Lu soulève ensuite carrément la question d’un vote de défiance : « Je pense que si le vote de défiance contre le Premier ministre aboutit, alors tout sera pardonné à Washington parce que la visite en Russie est considérée comme une décision du seul Premier ministre », a-t-il déclaré, selon le document. « Dans le cas contraire, a-t-il poursuivi, je pense que nous allons vers des temps difficiles. »

D. Lu a également prévenu que si cette question n’était pas réglée, le Pakistan serait marginalisé par ses alliés occidentaux. « Je ne peux pas dire comment cela sera perçu par l’Europe, mais je ne doute pas qu’elle réagira de la même manière », a-t-il fait valoir u, ajoutant qu’I. Khan pourrait être « isolé » tant par l’Europe que par les États-Unis si son mandat se prolongeait.

Interrogé sur les propos tenus par D. Lu dans le câble pakistanais, Matthew Miller, porte-parole du département d’État, a déclaré que « rien dans ces prétendus commentaires n’indique que les États-Unis prennent position quant à l’identité de la personne qui devrait diriger le Pakistan. » Il a précisé qu’il ne ferait aucun commentaire au sujet d’entretiens diplomatiques privés.

L’ambassadeur pakistanais a réagi en exprimant son mécontentement face au manque de détermination des dirigeants américains. « Cette frilosité a donné l’impression que nous étions totalement ignorés, voire considérés comme allant de soi. Nous avons également eu le sentiment que les États-Unis s’attendaient à obtenir le soutien du Pakistan dans toutes les questions importantes pour eux, mais que ce n’était pas réciproque », a-t-il soutenu. « Il y avait aussi le sentiment que si les États-Unis s’attendaient à obtenir le soutien du Pakistan dans toutes les questions importantes pour eux, cela n’était pas réciproque », devait-il ajouter.

La discussion s’est terminée, selon le document, lorsque l’ambassadeur pakistanais a exprimé le souhait que la question de la guerre entre la Russie et l’Ukraine n’ait pas « d’impact sur nos relations bilatérales ». D. Lu a rétorqué que les dégâts étaient réels mais pas irrémédiables, et qu’une fois I. Khan parti, les relations pourraient revenir à la normale. « Je suis prêt à affirmer que, de notre point de vue, cela a déjà créé une brèche dans nos relations », a déclaré D. Lu, en évoquant une nouvelle fois la « situation politique » au Pakistan. « Attendons quelques jours pour voir si celle-ci évolue, ce qui signifierait que nous n’aurions pas de désaccord majeur sur cette question et que le problème disparaîtrait très rapidement. Dans le cas contraire, nous devrons aborder cette question de front et décider de la façon de la gérer. » 

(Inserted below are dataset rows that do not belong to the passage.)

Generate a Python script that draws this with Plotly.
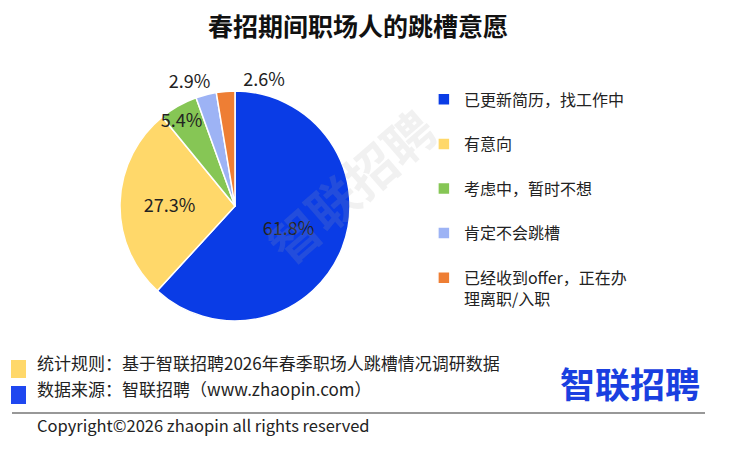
import plotly.graph_objects as go

# 跳槽意愿
labels = ["已更新简历，找工作中", "有意向", "考虑中，暂时不想", "肯定不会跳槽",
          "已经收到offer，正在办<br>理离职/入职"]
values = [61.8, 27.3, 5.4, 2.9, 2.6]
colors = ["#0A3CE6", "#FFD86A", "#86C655", "#9DB3F5", "#EE7E34"]

FONT = "Noto Sans CJK SC"
W, H = 740, 451
CX, CY, R = 227, 253, 115   # pie centre (px from left / bottom) and radius


def dom(r):
    return dict(x=[(CX - r) / W, (CX + r) / W], y=[(CY - r) / H, (CY + r) / H])


def px(x, y):
    # paper coords from px measured from the top-left
    return x / W, 1 - y / H


# legend entries get a blank second line so the items are spaced out like the original
legend_labels = [l if "<br>" in l else l + "<br> " for l in labels]
pct = ["%.1f%%" % v for v in values]

fig = go.Figure()
# main pie, with the two big labels inside
fig.add_trace(go.Pie(
    labels=legend_labels,
    values=values,
    sort=False,
    direction="clockwise",
    marker=dict(colors=colors, line=dict(color="white", width=1.5)),
    text=pct,
    textinfo="text",
    textposition=["inside", "inside", "none", "none", "none"],
    insidetextorientation="horizontal",
    textfont=dict(family=FONT, size=18, color="#222222"),
    domain=dom(R),
    hoverinfo="label+value",
))

# small slices: one label per transparent overlay so plotly does not stack them with leader lines
# (slice index, overlay radius, rotation)
small_labels = [(2, 80, 10.5), (3, R, 5.5), (4, R, 5.5)]
for i, r, rot in small_labels:
    tp = ["none"] * len(values)
    tp[i] = "outside"
    fig.add_trace(go.Pie(
        labels=legend_labels,
        values=values,
        sort=False,
        direction="clockwise",
        rotation=rot,
        marker=dict(colors=["rgba(0,0,0,0)"] * len(values), line=dict(width=0)),
        text=pct,
        textinfo="text",
        textposition=tp,
        textfont=dict(family=FONT, size=18, color="#222222"),
        domain=dom(r),
        showlegend=False,
        hoverinfo="skip",
    ))

tx, ty = px(350, 19)
fig.update_layout(
    width=W, height=H,
    margin=dict(l=0, r=0, t=0, b=0),
    paper_bgcolor="white",
    font=dict(family=FONT, color="#222222"),
    title=dict(text="<b>春招期间职场人的跳槽意愿</b>", x=tx, xanchor="center",
               y=ty, yanchor="middle", font=dict(size=25, color="#111111")),
    showlegend=True,
    legend=dict(x=0.562, y=0.835, xanchor="left", yanchor="top", valign="top",
                font=dict(size=16, color="#222222"), itemclick=False),
)

# watermark
wx, wy = px(342, 177)
fig.add_annotation(text="<b>智联招聘</b>", x=wx, y=wy, xref="paper", yref="paper",
                   showarrow=False, textangle=-41,
                   font=dict(family=FONT, size=50, color="rgba(170,170,170,0.16)"))

# footnotes
for y0, y1, c in [(352, 370, "#FFD86A"), (378, 396, "#1F47F0")]:
    fig.add_shape(type="rect", xref="paper", yref="paper",
                  x0=3 / W, x1=18 / W, y0=1 - y1 / H, y1=1 - y0 / H,
                  fillcolor=c, line_width=0)

notes = [("统计规则：基于智联招聘2026年春季职场人跳槽情况调研数据", 354, 17),
         ("数据来源：智联招聘（www.zhaopin.com）", 380, 17),
         ("Copyright©2026 zhaopin all rights reserved", 417, 16.5)]
for txt, y, size in notes:
    ax, ay = px(27, y)
    fig.add_annotation(text=txt, x=ax, y=ay, xref="paper", yref="paper",
                       xanchor="left", yanchor="middle", showarrow=False,
                       font=dict(size=size, color="#222222"))

lx, ly = px(622, 374)
fig.add_annotation(text="<b>智联招聘</b>", x=lx, y=ly,
                   xref="paper", yref="paper", xanchor="center", yanchor="middle",
                   showarrow=False, font=dict(size=35, color="#1A3FE0"))
fig.add_shape(type="line", xref="paper", yref="paper",
              x0=4 / W, x1=697 / W, y0=1 - 405 / H, y1=1 - 405 / H,
              line=dict(color="#333333", width=1.2))

fig.write_html("out.html")
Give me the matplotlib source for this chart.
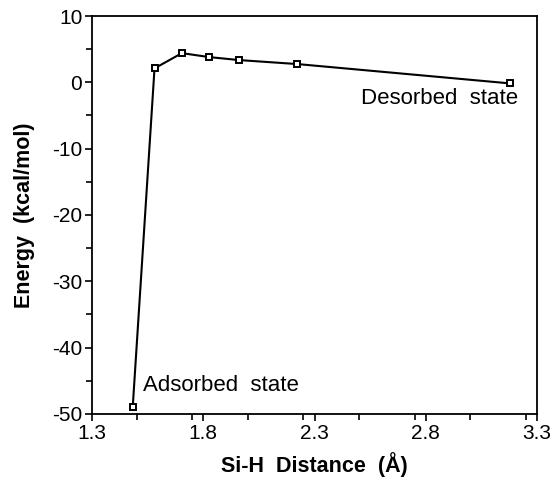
import matplotlib
matplotlib.use("Agg")
import matplotlib.pyplot as plt
from matplotlib.ticker import MultipleLocator

plt.rcParams['font.family'] = ['Liberation Sans', 'DejaVu Sans']

distance = [1.483, 1.581, 1.704, 1.827, 1.962, 2.223, 3.18]
energy = [-49.0, 2.1, 4.4, 3.8, 3.35, 2.75, -0.17]
xticks = [1.3, 1.8, 2.3, 2.8, 3.3]
yticks = [-50, -40, -30, -20, -10, 0, 10]

fig = plt.figure(figsize=(5.53, 4.82), dpi=100)
ax = fig.add_axes([92/553, 1 - 413.8/482, (537-92)/553, (413.8-16)/482])

ax.plot(distance, energy, color='black', lw=1.5, marker='s', ms=5,
        mfc='white', mec='black', mew=1.4)

ax.set_xlim(1.3, 3.3)
ax.set_ylim(-50, 10)
ax.set_xticks(xticks)
ax.set_xticklabels([f"{v:.1f}" for v in xticks])
ax.set_yticks(yticks)
ax.set_yticklabels([str(v) for v in yticks])
ax.xaxis.set_minor_locator(MultipleLocator(0.25))
ax.yaxis.set_minor_locator(MultipleLocator(5))
ax.tick_params(which='both', direction='out', width=1.2, labelsize=15, pad=2)
ax.tick_params(which='major', length=5)
ax.tick_params(which='minor', length=4)
for s in ax.spines.values():
    s.set_linewidth(1.3)

ax.set_xlabel("Si-H  Distance  (Å)", fontsize=15.5, fontweight='bold', labelpad=7)
ax.set_ylabel("Energy  (kcal/mol)", fontsize=15.5, fontweight='bold', labelpad=12)

ax.text(2.51, -2.4, "Desorbed  state", fontsize=16, ha='left', va='center')
ax.text(1.53, -45.7, "Adsorbed  state", fontsize=16, ha='left', va='center')

fig.savefig("out.png", dpi=100)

Le lendemain de la réunion, le 8 mars, les opposants d’I. Khan au Parlement ont franchi une étape procédurale clé en vue du vote de défiance.

The Intercept a déployé des efforts considérables pour authentifier le document. Compte tenu du climat qui règne au Pakistan en matière de sécurité, il n’a pas été possible d’obtenir une confirmation de la part de sources indépendantes au sein du gouvernement pakistanais. L’ambassade du Pakistan à Washington n’a pas répondu…

Le Département d’État a précédemment nié et ce, à plusieurs reprises, que D. Lu ait pressé le gouvernement pakistanais de destituer le Premier ministre. Le 8 avril 2022, alors que Khan avait affirmé qu’il existait un câble confirmant ses accusations d’ingérence américaine, Jalina Porter, porte-parole du département d’État, a été interrogée sur la réalité de ce câble. « Permettez-moi de vous dire très honnêtement que ces allégations ne sont absolument pas fondées », a-t-elle réagi.